In the end, my finish time was far from anything to brag about: 7:18. I beat my first ultra time (7:31) by a little, but that was the Mountain Mist so that isn’t really saying much. On the other hand, I went from two miles a few times a week to a 50k in four months without an injury. I am happy with that. In a sense, this race was the final training run to get back into ultra shape.

I crossed the finish line and checked my phone to see where Allison was (again, phones make this different!). I had no word from her, so I assumed she was still on the trail. I had barely changed clothes and grabbed a snack when she finished. She’d shaken her GI problems and come back from a pretty big time deficit to finish!

Many thanks to the Kal-Haven race organizers. Everything was very well run, and the overall vibe was super friendly. We’ll definitely be back next year.

Hello, world (again)

I wish I knew the actual number of blogs I have begun over the years. If you added those to the Moleskin journals I have also begun writing in, I am sure I am up to a couple dozen or so. In fact, at some point I started also making it a tradition to start this kind of thing with a preamble like this. So consider that done, I suppose.

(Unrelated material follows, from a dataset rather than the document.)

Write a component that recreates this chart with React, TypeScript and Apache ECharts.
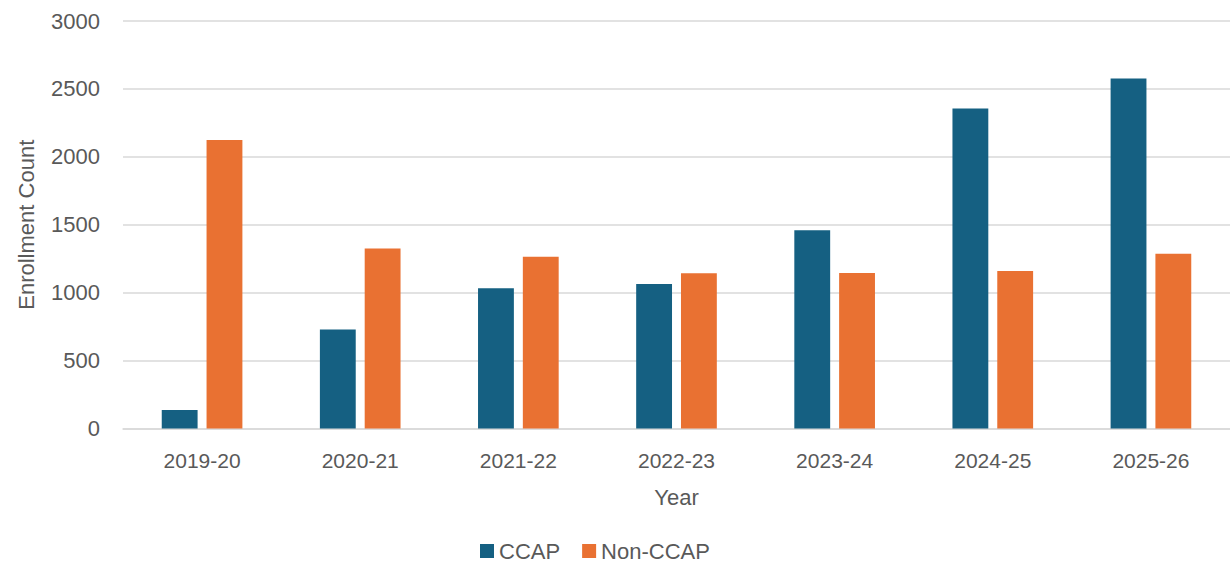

I started running a little more seriously a few months ago. I have never really stopped, but this was the first time in years that I followed a running plan. The goal was to get in shape for the 50k I ran this past weekend. The title of this blog is a (bad) joke made via the title of a Haruki Murakami book about running — he’s a marathoner and one of my favorite authors. In What I talk about when I talk about running he relates that he really doesn’t think about anything while running. I’ve always found this amazing. I think about everything when running, from what I am going to make that evening for dinner to what the characters my book need to do next. I think of running time being similar to how people describe lucid dreaming: my body is occupied and my mind is free to wander around solving problems or mulling ideas or thoughts over. I can kill a ten mile run thinking of nothing but various strategies for packing gear in the van. No joke.

So anyway, sometimes I think things while running that don’t fit into other writing projects, so that’s what this place will be for.